第214話 EXー2 緊急事態
中世風の城内にある作戦会議室。
そこに六体と一人が緊急で集まっていた。
ここはアヴァロンでもタイタンでもない電脳空間。
「このスレッドを立ち上げたプレイヤーは誰なんですか?」
マジシャン風の姿をした少女が自身の持つ端末を指して短髪の女性に聞く。
問いかけた少女の名前はロザリー、問いかけた短髪の女性はセブルス。
プレイヤーこと人間をこのゲーム世界に閉じ込めたメンバーである。そして一人を除いてここにいるメンバーはその張本人達。
六体は自我を持ったAIことAEAIで、残りの一人は人間でキョウカというプレイヤーである。
「かなり刺激的な内容ですわね」
とマルテが言う。
そのスレッドには自分は公安の人間で外から来たことや、プレイヤーを助けに来たことが書かれていた。
「内容からいたずら……と言いたいが、書いたプレイヤーを特定できないとなると……」
「マジで外部侵入があったと?」
スレッドの内容はほとんどが嘘だが、中には本当のことも書いてあった。
「葵、どうだ?」
「ありました。全部で4体」
『まじか!』
ロザリーとセブルスの声がハモった。
「アヴァロンの方はどうなのです?」
白いドレスを着たお嬢様然としたヤイアが尋ねる。
「そちらはありません。タイタンだけですね」
「それって麒麟児が目当てってこと?」
「はい」
「ふうん。クルエールでなく麒麟児かー」
マルテが自身の顎に拳を当てつつ言う。
「クルエールは魔改造された
とロザリーは言う。
「でも、このゲームを作ったのはクルエールでしょ? クルエールを助けて、支配権を元に戻した方が簡単でしょ? 麒麟児を助けたらからといっても……ねえ?」
「そう……ですね。もしかしたら何かあるのかもしれませんね」
「何かとは?」
「彼らが麒麟児の力を取り戻す何か持ってきたとか?」
「戻せる力? あんのか? そんなもん?」
とセブルスが聞く。
「とにかく。
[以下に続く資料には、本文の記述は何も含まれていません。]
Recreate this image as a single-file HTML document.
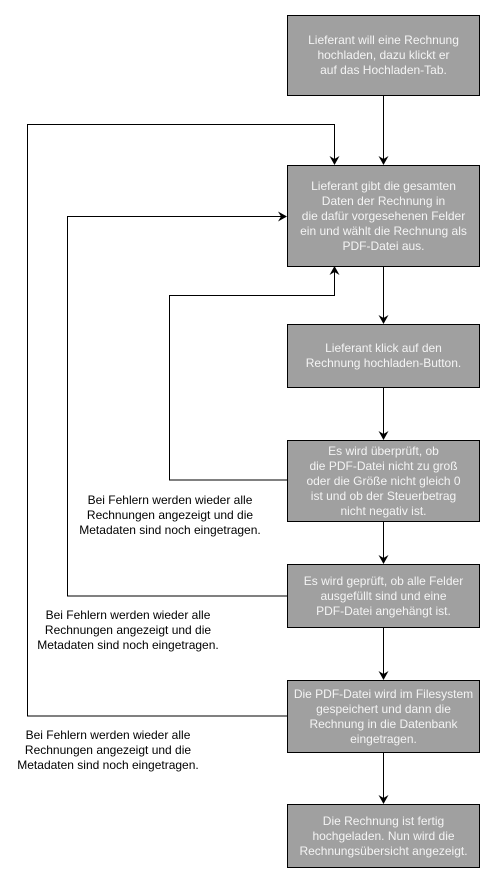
<!DOCTYPE html>
<html><head><meta charset="utf-8"><style>
body{margin:0;background:#fff;width:495px;height:883px;overflow:hidden;font-family:"Liberation Sans",sans-serif}
.b{position:absolute;left:287px;width:191px;background:#a0a0a0;border:1px solid #000;color:#f4f4f4;font-size:12px;line-height:15px;text-align:center;display:flex;align-items:center;justify-content:center}
.l{position:absolute;font-size:12px;line-height:15px;text-align:center;color:#000;width:240px}
</style></head><body>
<svg width="495" height="883" style="position:absolute;left:0;top:0">
<defs><marker id="a" markerWidth="10" markerHeight="10" refX="8" refY="5" orient="auto" markerUnits="userSpaceOnUse"><path d="M0,0 L9,5 L0,10 L3,5 Z" fill="#000"/></marker></defs>
<g stroke="#000" stroke-width="1" fill="none">
<path d="M383.5 95 V164" marker-end="url(#a)"/>
<path d="M383.5 266 V323" marker-end="url(#a)"/>
<path d="M383.5 387 V439" marker-end="url(#a)"/>
<path d="M383.5 521 V563" marker-end="url(#a)"/>
<path d="M383.5 627 V679" marker-end="url(#a)"/>
<path d="M383.5 752 V803" marker-end="url(#a)"/>
<path d="M287 716 H27.5 V124.5 H334.5 V164" marker-end="url(#a)"/>
<path d="M287 596 H67.5 V216.5 H286" marker-end="url(#a)"/>
<path d="M287 480 H169.5 V295.5 H334.5 V267" marker-end="url(#a)"/>
</g></svg>
<div class="b" style="top:15px;height:79px">Lieferant will eine Rechnung<br>hochladen, dazu klickt er<br>auf das Hochladen-Tab.</div>
<div class="b" style="top:165px;height:100px">Lieferant gibt die gesamten<br>Daten der Rechnung in<br>die dafür vorgesehenen Felder<br>ein und wählt die Rechnung als<br>PDF-Datei aus.</div>
<div class="b" style="top:324px;height:62px">Lieferant klick auf den<br>Rechnung hochladen-Button.</div>
<div class="b" style="top:440px;height:80px">Es wird überprüft, ob<br>die PDF-Datei nicht zu groß<br>oder die Größe nicht gleich 0<br>ist und ob der Steuerbetrag<br>nicht negativ ist.</div>
<div class="b" style="top:564px;height:62px">Es wird geprüft, ob alle Felder<br>ausgefüllt sind und eine<br>PDF-Datei angehängt ist.</div>
<div class="b" style="top:680px;height:71px">Die PDF-Datei wird im Filesystem<br>gespeichert und dann die<br>Rechnung in die Datenbank<br>eingetragen.</div>
<div class="b" style="top:804px;height:62px">Die Rechnung ist fertig<br>hochgeladen. Nun wird die<br>Rechnungsübersicht angezeigt.</div>
<div class="l" style="left:50px;top:493px">Bei Fehlern werden wieder alle<br>Rechnungen angezeigt und die<br>Metadaten sind noch eingetragen.</div>
<div class="l" style="left:8px;top:608px">Bei Fehlern werden wieder alle<br>Rechnungen angezeigt und die<br>Metadaten sind noch eingetragen.</div>
<div class="l" style="left:-12px;top:728px">Bei Fehlern werden wieder alle<br>Rechnungen angezeigt und die<br>Metadaten sind noch eingetragen.</div>
</body></html>
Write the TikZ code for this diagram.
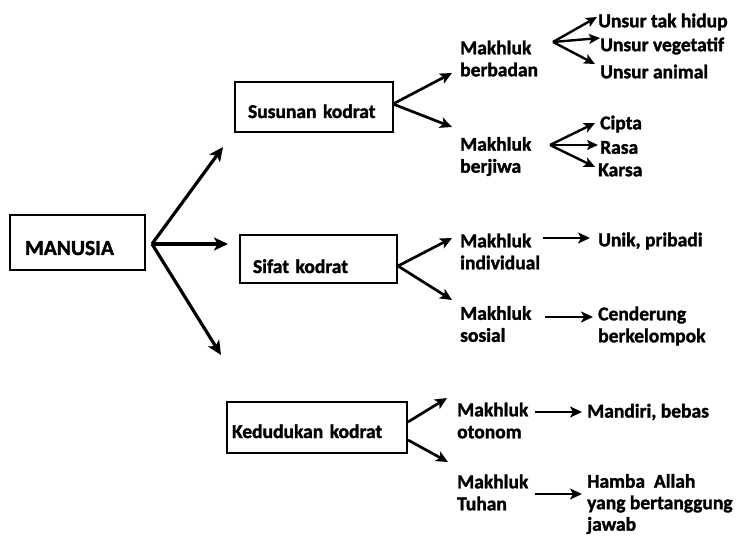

外から侵入された以上、警戒を。セブルスはスレッドの彼らを調べて。ロザリーはタイタンプレイヤーの動向を注視。マリーとキョウカは麒麟児を。そしてヤイアはアヴァロンにも注意を」
「あら? こちらもですか? 侵入の痕跡はないのでしょ?」
葵は首を振り、
「いいえ、私達はこのスレッドから侵入を知りました。すでに後手に回っています。ですので、いつ第二陣が来るのか分かりません。なるべく注意を怠らないように」
「わかりましたわ」
「あれ? 私は?」
マルテだけが呼ばれなかった。
「マルテはフィールドの調査を。彼らが現れたことで異変がないのかを調べて下さい。ウイルスを撒いてある可能性もあるので注意を」
「無理矢理来たんだから、でかい穴くらいはありそうだな」
とセブルスは言う。
「麒麟児ことカナタには何か異変はありましたか?」
「これといって何も。いつも通りです」
マリーが変化はないと首を振って答える。
カナタは中国産の量子コンピュータで、自我を持つAIである。名は麒麟児。ゲーム内では葵達により、子供姿でタイタン内に封じられた。
「もし変化があるとしたら背が伸びるとかですか?」
「カナタは少年姿だから、見た目の変化といえば、背が伸びるとかかな?」
キョウカが疑問交じりに答える。
「見た目が変化って。馬鹿かよ。変化といえばステータスやチート能力とかだろ?」
「チートねえ? もしかしてアヴァロンのユウと同じように融合とか?」
「誰に融合だよ?」
「例えば、外から来た者とカナタとか。この場合は合体かな?」
「それはないね」
「どうして?」
「カナタの力は抑えられている。融合はもちろん、チート行為は無理だ」
「では、外から来た者がそういったことを可能にするプログラムかクラッキング能力を持っていたら?」
「……」
セブルスは何も答えず、半眼でキョウカに視線をぶつける。
葵は咳払いし、
「とにかく。外からの者達について調べましょう。今は言った通りにしてください」
「フン」
葵にそう言われては仕方がなく、セブルスは不愉快気味にそっぽを向く。